▶ _DATA FOR PROCESSING_:
-- Start --
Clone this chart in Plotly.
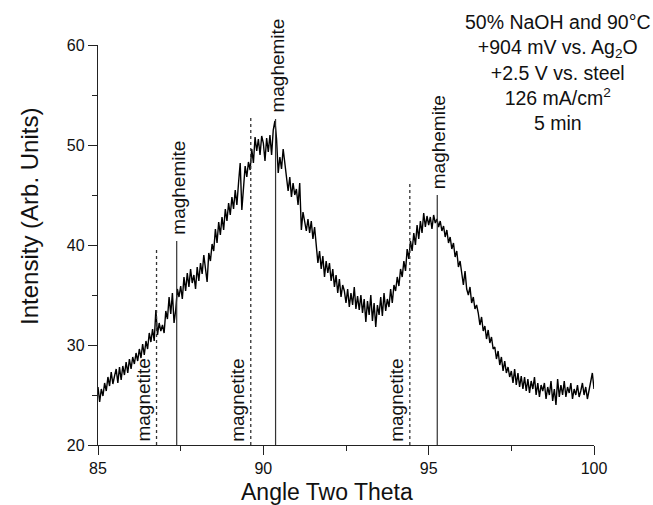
-- End --
-- Start --
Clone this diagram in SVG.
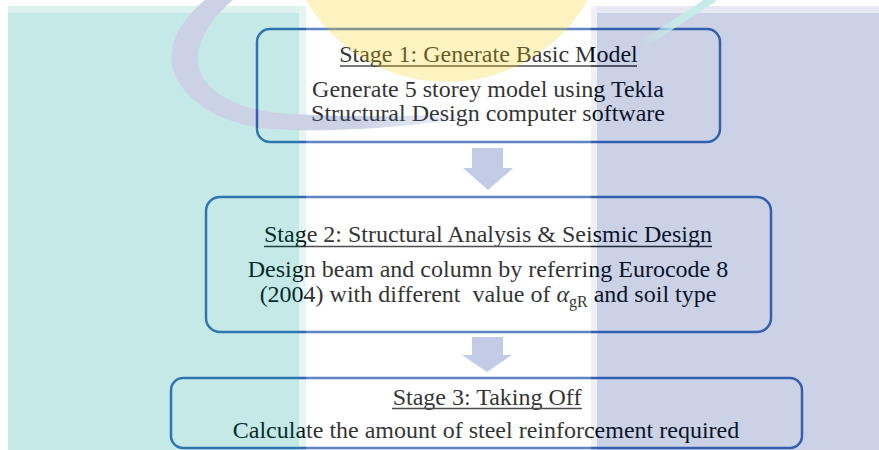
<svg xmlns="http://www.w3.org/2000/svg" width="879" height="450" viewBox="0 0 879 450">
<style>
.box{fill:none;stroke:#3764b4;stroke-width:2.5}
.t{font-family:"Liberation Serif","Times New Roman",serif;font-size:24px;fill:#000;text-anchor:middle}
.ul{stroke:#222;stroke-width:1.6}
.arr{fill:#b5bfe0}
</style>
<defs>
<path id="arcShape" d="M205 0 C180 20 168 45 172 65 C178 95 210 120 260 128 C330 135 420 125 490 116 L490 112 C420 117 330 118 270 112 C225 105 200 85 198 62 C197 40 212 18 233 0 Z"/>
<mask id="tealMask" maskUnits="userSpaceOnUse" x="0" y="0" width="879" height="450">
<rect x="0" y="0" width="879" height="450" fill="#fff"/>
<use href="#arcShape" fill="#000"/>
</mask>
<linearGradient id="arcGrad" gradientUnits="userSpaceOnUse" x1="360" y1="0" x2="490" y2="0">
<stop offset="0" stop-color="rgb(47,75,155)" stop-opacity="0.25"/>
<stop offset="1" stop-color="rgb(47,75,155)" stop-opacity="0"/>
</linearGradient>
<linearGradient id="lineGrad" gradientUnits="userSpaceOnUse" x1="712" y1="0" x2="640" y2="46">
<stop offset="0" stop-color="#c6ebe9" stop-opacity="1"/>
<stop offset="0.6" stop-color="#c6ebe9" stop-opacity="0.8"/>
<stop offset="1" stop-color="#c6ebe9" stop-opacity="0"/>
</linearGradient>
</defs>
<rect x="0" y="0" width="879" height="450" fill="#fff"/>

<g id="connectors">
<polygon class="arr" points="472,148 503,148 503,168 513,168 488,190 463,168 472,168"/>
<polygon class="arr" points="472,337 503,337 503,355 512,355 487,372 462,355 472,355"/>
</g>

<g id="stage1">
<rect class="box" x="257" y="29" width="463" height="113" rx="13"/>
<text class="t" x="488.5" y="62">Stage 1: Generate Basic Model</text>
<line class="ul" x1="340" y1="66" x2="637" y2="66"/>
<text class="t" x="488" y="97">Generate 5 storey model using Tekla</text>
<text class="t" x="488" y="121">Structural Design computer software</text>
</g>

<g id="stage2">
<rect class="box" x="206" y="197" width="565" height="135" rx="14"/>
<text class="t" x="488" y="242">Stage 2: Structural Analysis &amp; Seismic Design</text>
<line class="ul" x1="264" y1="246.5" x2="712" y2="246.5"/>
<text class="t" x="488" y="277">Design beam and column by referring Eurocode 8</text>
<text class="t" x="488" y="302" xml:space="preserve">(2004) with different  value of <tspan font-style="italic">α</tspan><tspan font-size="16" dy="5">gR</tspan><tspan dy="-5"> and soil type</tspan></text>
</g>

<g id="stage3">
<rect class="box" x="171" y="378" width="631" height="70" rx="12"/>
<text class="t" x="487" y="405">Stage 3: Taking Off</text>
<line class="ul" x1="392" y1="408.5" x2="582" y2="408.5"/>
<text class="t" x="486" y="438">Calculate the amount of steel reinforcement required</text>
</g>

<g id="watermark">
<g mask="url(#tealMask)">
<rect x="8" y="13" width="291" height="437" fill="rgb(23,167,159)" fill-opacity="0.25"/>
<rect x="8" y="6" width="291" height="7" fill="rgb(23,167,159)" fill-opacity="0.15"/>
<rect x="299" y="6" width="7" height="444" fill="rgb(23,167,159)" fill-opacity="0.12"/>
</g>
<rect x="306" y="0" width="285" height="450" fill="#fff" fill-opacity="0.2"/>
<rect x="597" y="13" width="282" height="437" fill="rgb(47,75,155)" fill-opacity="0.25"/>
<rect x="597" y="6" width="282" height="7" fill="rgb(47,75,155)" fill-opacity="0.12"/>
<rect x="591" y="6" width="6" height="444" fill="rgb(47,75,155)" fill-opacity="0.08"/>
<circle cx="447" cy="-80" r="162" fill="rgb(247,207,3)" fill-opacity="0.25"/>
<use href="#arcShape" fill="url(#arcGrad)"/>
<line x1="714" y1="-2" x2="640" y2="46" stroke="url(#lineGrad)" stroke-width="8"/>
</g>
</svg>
-- End --
▶ _SET EXERCISE_:
Return all lines of the material above in which the word "Clone" occurs.

▶ _FINISHED ANSWER_:
Clone this chart in Plotly.
Clone this diagram in SVG.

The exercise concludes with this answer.